Since the start of 2026, police services across Madagascar have registered 172 complaints. Of those, 64 involve missing persons, eight victims have been found dead, and 81 people have been recovered alive. The capital accounts for 119 of the registered cases, with 83 individuals still unaccounted for. Complicating the investigation further, some families have stopped providing updates to investigators after initially reporting their relatives missing, according to Madagascar-Tribune.

The operational response has been substantial. Authorities deployed approximately four hundred members of security forces and the presidential guard into the streets of Antananarivo. A dedicated coordination center has been established to direct search efforts, and the deployment includes widespread vehicle inspections and checks targeting high-ranking officials, according to RFI. The scale of the mobilization signals how seriously the state is treating the situation, even as questions mount about whether it is enough.

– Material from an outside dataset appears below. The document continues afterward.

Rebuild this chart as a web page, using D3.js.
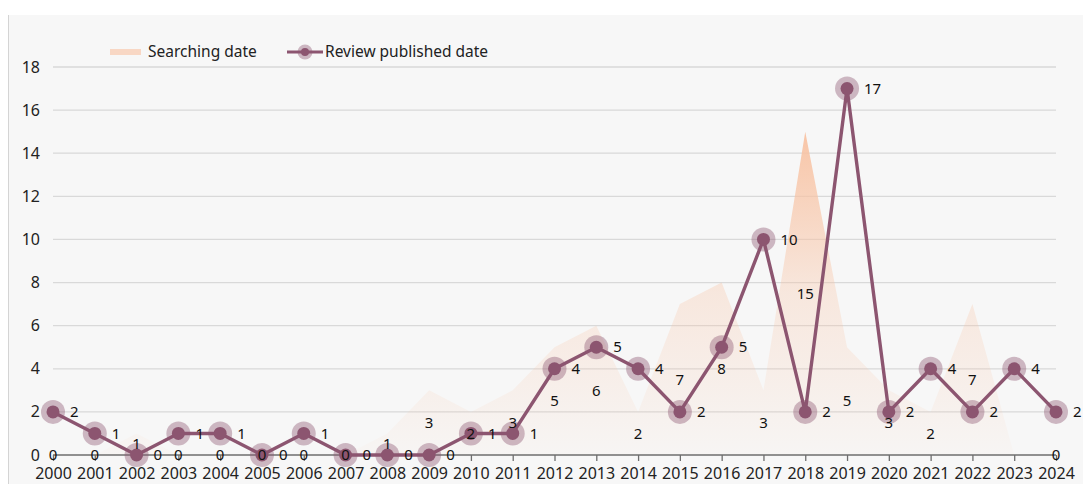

The Teachers and Researchers Union (Seces) made that skepticism plain. In a statement reported by L’Express de Madagascar, the union urged authorities to “not be satisfied with declarations about the supposed objectives of those behind these acts,” adding that “the population expects the current government, a military government at that, to eradicate these facts at their root, not merely to arrest small fish.” Younger generations have offered cautious support for the deployment, though many view the response as overdue.

Meanwhile, the political framing of the crisis has intensified. Colonel Michaël Randrianirina, president of the Republic of Refoundation of Madagascar, characterized the crimes as deliberate attempts to destabilize the country. “What is happening now is no longer a matter of politics; it is terrorism. Perhaps it is something being shown to the international community to make people believe that Madagascar is a completely unstable country,” he stated, as reported by Midi-Madagascar. His public statements have dominated Madagascar’s media landscape and drawn coverage well beyond the country’s borders.

The timeline of incidents stretches across the full year. The eight confirmed deaths include three bodies discovered in Antananarivo within a single week. That concentration of cases in the capital, combined with the sheer number of people still missing, has created serious operational challenges for law enforcement agencies coordinating investigations across multiple jurisdictions.

The recovery rate tells its own story. Of 172 registered complaints, 81 people have been found alive, but 83 remain unaccounted for in the capital alone, and family contact in a number of cases has been lost entirely. Whether the coordination center and the street-level deployment can close that gap, or whether the structural pressures on Madagascar’s security apparatus will keep the investigation running behind the scale of the problem, is the question investigators are now racing to answer.

Q&A

How many young people are missing or confirmed dead in Antananarivo since January 2026?

Approximately 90 young people are missing or confirmed dead in Madagascar's capital, with 83 individuals still unaccounted for and 8 victims confirmed dead.

What operational response has the state deployed to address the crisis?

Authorities deployed approximately 400 members of security forces and the presidential guard into Antananarivo streets, established a dedicated coordination center to direct search efforts, and implemented widespread vehicle inspections and checks targeting high-ranking officials.

What is the nationwide complaint and recovery data since January 2026?

Police services registered 172 complaints nationwide; 64 involve missing persons, 8 victims have been found dead, and 81 people have been recovered alive, with the capital accounting for 119 of the registered cases.

What concerns have been raised about the investigation's effectiveness?

The Teachers and Researchers Union called for root-cause action rather than surface arrests, some families have stopped providing updates to investigators, and law enforcement faces structural capacity constraints coordinating investigations across multiple jurisdictions.